◆ Data section

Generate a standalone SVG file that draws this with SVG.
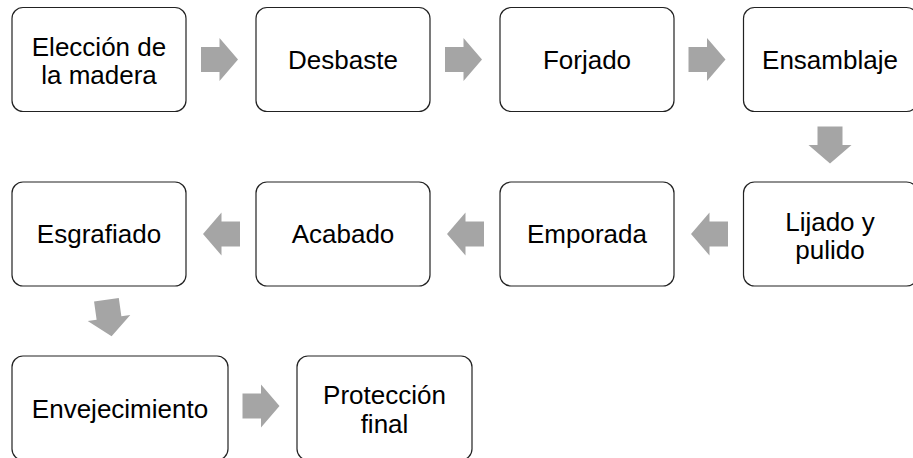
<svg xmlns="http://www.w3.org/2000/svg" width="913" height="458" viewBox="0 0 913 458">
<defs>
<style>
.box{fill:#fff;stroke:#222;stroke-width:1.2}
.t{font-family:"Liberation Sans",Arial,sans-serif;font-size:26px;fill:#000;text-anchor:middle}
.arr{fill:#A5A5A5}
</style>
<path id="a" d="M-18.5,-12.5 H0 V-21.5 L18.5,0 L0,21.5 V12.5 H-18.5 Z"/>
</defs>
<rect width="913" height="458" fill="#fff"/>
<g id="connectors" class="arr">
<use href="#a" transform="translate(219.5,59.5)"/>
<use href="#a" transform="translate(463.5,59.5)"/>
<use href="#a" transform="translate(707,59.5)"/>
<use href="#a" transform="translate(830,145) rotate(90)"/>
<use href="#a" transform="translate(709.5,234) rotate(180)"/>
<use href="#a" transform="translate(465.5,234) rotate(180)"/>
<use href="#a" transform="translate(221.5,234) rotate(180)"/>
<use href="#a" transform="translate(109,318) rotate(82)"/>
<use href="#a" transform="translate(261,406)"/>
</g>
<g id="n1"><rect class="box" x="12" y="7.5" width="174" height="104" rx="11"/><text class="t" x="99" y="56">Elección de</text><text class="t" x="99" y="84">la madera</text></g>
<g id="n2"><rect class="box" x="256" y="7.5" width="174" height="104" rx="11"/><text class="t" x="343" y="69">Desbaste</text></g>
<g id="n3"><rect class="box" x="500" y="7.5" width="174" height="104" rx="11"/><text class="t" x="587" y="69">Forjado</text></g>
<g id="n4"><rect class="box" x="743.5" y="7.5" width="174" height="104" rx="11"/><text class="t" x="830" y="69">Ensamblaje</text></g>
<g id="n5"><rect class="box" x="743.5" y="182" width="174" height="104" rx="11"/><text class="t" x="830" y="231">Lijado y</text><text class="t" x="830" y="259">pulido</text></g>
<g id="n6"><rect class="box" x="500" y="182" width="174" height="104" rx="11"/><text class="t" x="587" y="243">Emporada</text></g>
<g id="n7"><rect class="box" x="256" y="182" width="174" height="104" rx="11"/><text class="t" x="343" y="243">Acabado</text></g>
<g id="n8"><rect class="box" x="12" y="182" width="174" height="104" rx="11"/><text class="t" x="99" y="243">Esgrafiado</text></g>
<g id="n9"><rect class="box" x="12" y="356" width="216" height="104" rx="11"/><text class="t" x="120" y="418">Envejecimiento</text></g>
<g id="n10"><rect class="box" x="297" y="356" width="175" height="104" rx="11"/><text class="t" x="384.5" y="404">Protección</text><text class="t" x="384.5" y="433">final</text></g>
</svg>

◆ Given exercise
Give back every line exactly as it stands, pictures excluded.

◆ Exercise response
Generate a standalone SVG file that draws this with SVG.
<svg xmlns="http://www.w3.org/2000/svg" width="913" height="458" viewBox="0 0 913 458">
<defs>
<style>
.box{fill:#fff;stroke:#222;stroke-width:1.2}
.t{font-family:"Liberation Sans",Arial,sans-serif;font-size:26px;fill:#000;text-anchor:middle}
.arr{fill:#A5A5A5}
</style>
<path id="a" d="M-18.5,-12.5 H0 V-21.5 L18.5,0 L0,21.5 V12.5 H-18.5 Z"/>
</defs>
<rect width="913" height="458" fill="#fff"/>
<g id="connectors" class="arr">
<use href="#a" transform="translate(219.5,59.5)"/>
<use href="#a" transform="translate(463.5,59.5)"/>
<use href="#a" transform="translate(707,59.5)"/>
<use href="#a" transform="translate(830,145) rotate(90)"/>
<use href="#a" transform="translate(709.5,234) rotate(180)"/>
<use href="#a" transform="translate(465.5,234) rotate(180)"/>
<use href="#a" transform="translate(221.5,234) rotate(180)"/>
<use href="#a" transform="translate(109,318) rotate(82)"/>
<use href="#a" transform="translate(261,406)"/>
</g>
<g id="n1"><rect class="box" x="12" y="7.5" width="174" height="104" rx="11"/><text class="t" x="99" y="56">Elección de</text><text class="t" x="99" y="84">la madera</text></g>
<g id="n2"><rect class="box" x="256" y="7.5" width="174" height="104" rx="11"/><text class="t" x="343" y="69">Desbaste</text></g>
<g id="n3"><rect class="box" x="500" y="7.5" width="174" height="104" rx="11"/><text class="t" x="587" y="69">Forjado</text></g>
<g id="n4"><rect class="box" x="743.5" y="7.5" width="174" height="104" rx="11"/><text class="t" x="830" y="69">Ensamblaje</text></g>
<g id="n5"><rect class="box" x="743.5" y="182" width="174" height="104" rx="11"/><text class="t" x="830" y="231">Lijado y</text><text class="t" x="830" y="259">pulido</text></g>
<g id="n6"><rect class="box" x="500" y="182" width="174" height="104" rx="11"/><text class="t" x="587" y="243">Emporada</text></g>
<g id="n7"><rect class="box" x="256" y="182" width="174" height="104" rx="11"/><text class="t" x="343" y="243">Acabado</text></g>
<g id="n8"><rect class="box" x="12" y="182" width="174" height="104" rx="11"/><text class="t" x="99" y="243">Esgrafiado</text></g>
<g id="n9"><rect class="box" x="12" y="356" width="216" height="104" rx="11"/><text class="t" x="120" y="418">Envejecimiento</text></g>
<g id="n10"><rect class="box" x="297" y="356" width="175" height="104" rx="11"/><text class="t" x="384.5" y="404">Protección</text><text class="t" x="384.5" y="433">final</text></g>
</svg>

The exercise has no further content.